Technology Without Ethics
A part of social development which is rarely brought into the discussion about democracy and freedom is technological development, but in two areas in particular, developments in technology will come to influence the future of democracy radically unless we carefully consider the ethical implications.
The first area concerns the development of new surveillance technologies which in the future will be able to deprive us of any privacy at all. It is precisely the right to privacy and the possibility of meeting up with anyone, anywhere, and talking about anything, without anyone else listening, that is one of the preconditions for democracy and personal freedom.
The second area relates to biotechnology. With stem cell research, nanotechnology, genetic engineering, cloning, foetal diagnostics, psychotropic drugs and completely new types of medicine, it cannot be excluded that, within the course of a generation or two, we will be able to design people very much how we want them to be. It can be our children or ourselves, but it can also be police officers and soldiers, who - with or without their knowledge or consent - are given performance-enhancing drugs which make them stronger or more brutal, give them greater stamina or make them easier to manipulate.
In a free society, it should of course be open for everyone to do whatever one considers best for oneself and one's children, but the developments have a number of dilemmas, not least when possibilities arise of changing other people.
These possibilities could have a fundamental effect on our concept of humanism, even in peaceful context. What will our attitude be to all those who are not perfect if the possibility of perfection exists? Will all lives be of equal worth and have the same demands on health insurance, pensions, insurance, etc., if they could have been sickness-free, more intelligent, less disabled or the like?
At the same time, research is taking place into the development of viruses and bacteria for biological warfare on an unprecedented scale. Both in relation to medicine and weapons, the technological development encompasses possibilities that Hitler, Goebbels and Stalin didn't even dream about. Nevertheless, within the next generation, these technologies will be available to anyone with a sufficiently large bank account.
The last thing, the bank account, is important, even in a peaceful context; with the huge amounts of money that it costs to develop new medicines, patents on technologies will become concentrated in ever fewer hands. This means that all public health insurance will be economically undermined, and that health insurance that provides access to the most effective treatments will in reality be unaffordable.
"The perfect human" will thus be an attainable dream only for a very small, mega-rich minority. This minority will also have the perfect weapons and the perfect surveillance at its disposal. What rights would this minority give to the rest of the world's population?
In other words, the new technologies encompass unimaginable opportunities and risks, and democracy and humanism are the only things protecting us against there being a new Hitler, Goebbels or Stalin who uses them for his own purposes. But if dictators who succeed in getting hold of these future technologies do arrive on the scene, then we will experience dictatorships with power options we could not imagine even in our wildest imagination.

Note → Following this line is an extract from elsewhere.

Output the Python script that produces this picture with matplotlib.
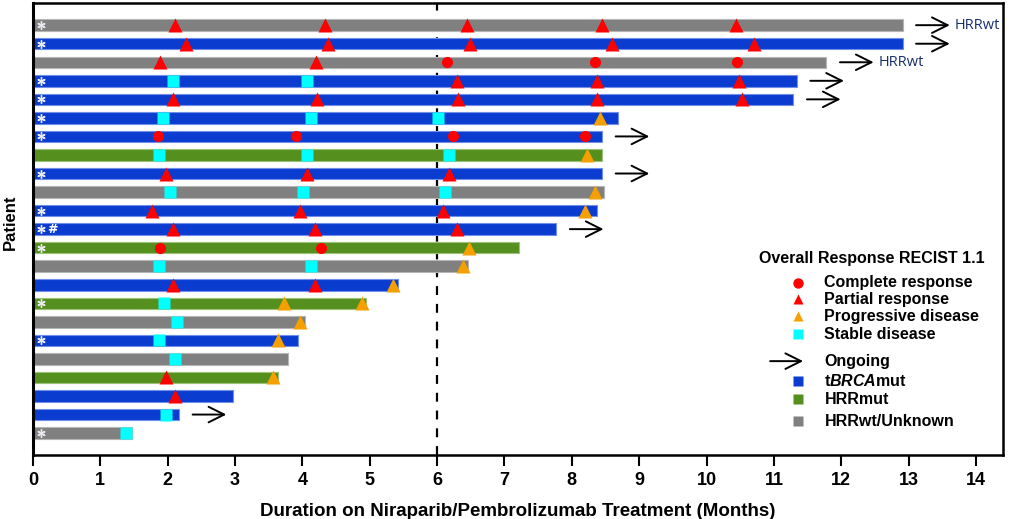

Finally, there is a problem with technological progress which we are already struggling with today: the new technologies are so advanced and complex that it is in fact only the experts who understand how they work. This makes us and our democratic decisions dependent on experts to an extent that is far more profound than ever before, and it will just get worse in the future, especially because nobody, not even the experts, can foresee the consequences of the use of the new technologies.